There was some old fallen stonework further down the hill, hidden between the trees like a tumble-down garden. Tabitha came to a peaceful pond in the heart of it, once fed by an ornate waterfall that had long since mudded up. Her presence startled a pair of ducks that stood by the edge of the pond, whispering soft grumpy quacks as they sploshed down into the brown water and glided away. Tabitha stared at the water; a deathly mirror reflecting a zombie version of the sky. Pondweed lurked just under the rippling surface there; rot-green feathery combs reaching up from the murk. Birds chattered and sang in the trees all around her, filling the silent murdered world with chaotic melody. She could never get used to the new quietness of the world. There were still the charred ruins of a fire in the dirt nearby; a nest of scaly charcoal logs that still smelled smoky-sweet when she kicked at them. There was a dusting of white ash on the ground, and scorched grass around it. She thought about festivals and campfires; barbecues and drunk pictures with old friends. She thought about her gran’s old fireplace too, a memory from her childhood. She’d lay her empty crisp packet down onto the red coals, and watch it shrink down into a bubbling plastic blob.

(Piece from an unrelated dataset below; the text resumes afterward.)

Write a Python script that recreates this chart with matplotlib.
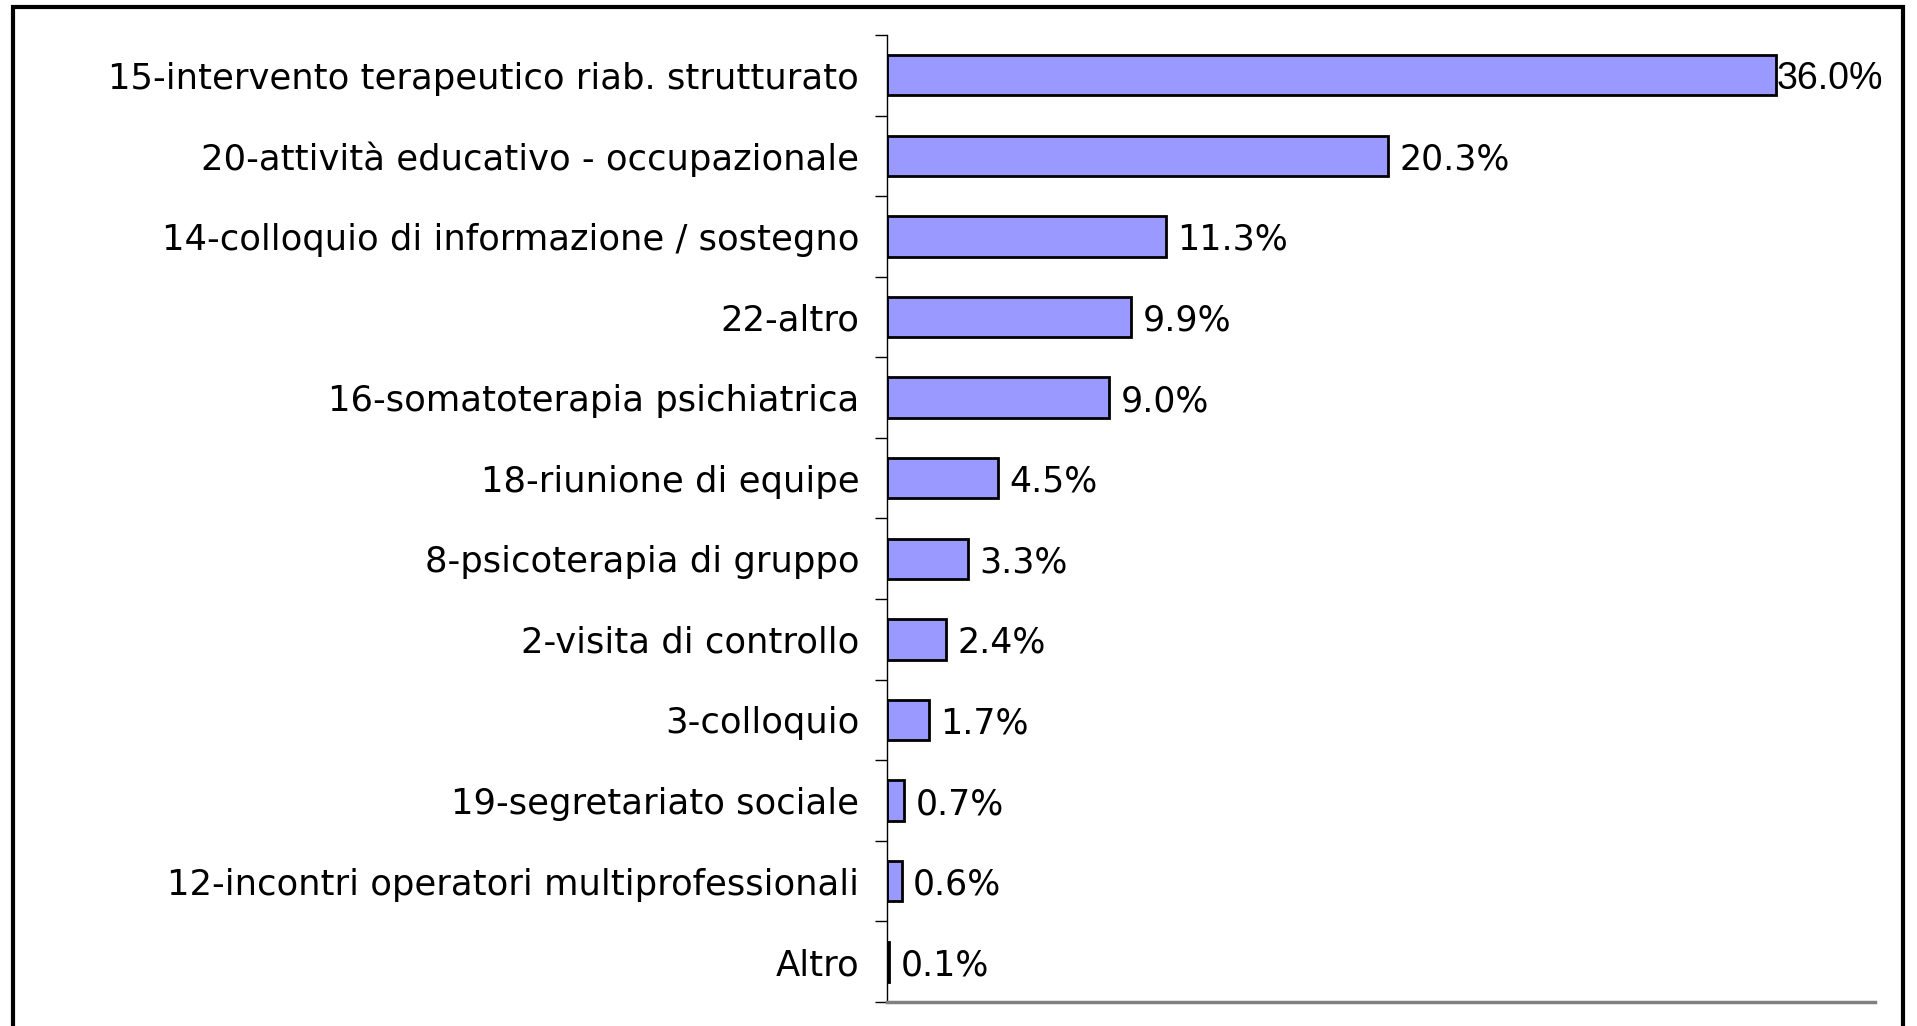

Back in a different life. A snapping twig jolted her from her thoughts. It was just a squirrel, scurrying up a tree nearby. Tabitha turned back to the pond. She could have lain down by the ashes of the fire there, and gone to sleep. At least just to get off her sore feet for a while. But it wasn’t safe to rest here. Too high up, too exposed, too everything. She turned away from the dead fire, and hobbled on down the stony path onto a stretch of grass. Her feet were grateful for the softness. She headed into the trees where they grew thick and ducked under a low branch, slowing her steps down the slope and jumping down over a stone wall at the bottom. She froze at a sudden rustle in the bushes, but it was too gentle to be a spider. For one forgetful moment she thought it might be Laika, until her heart broke all over again at the thought. Just a blackbird.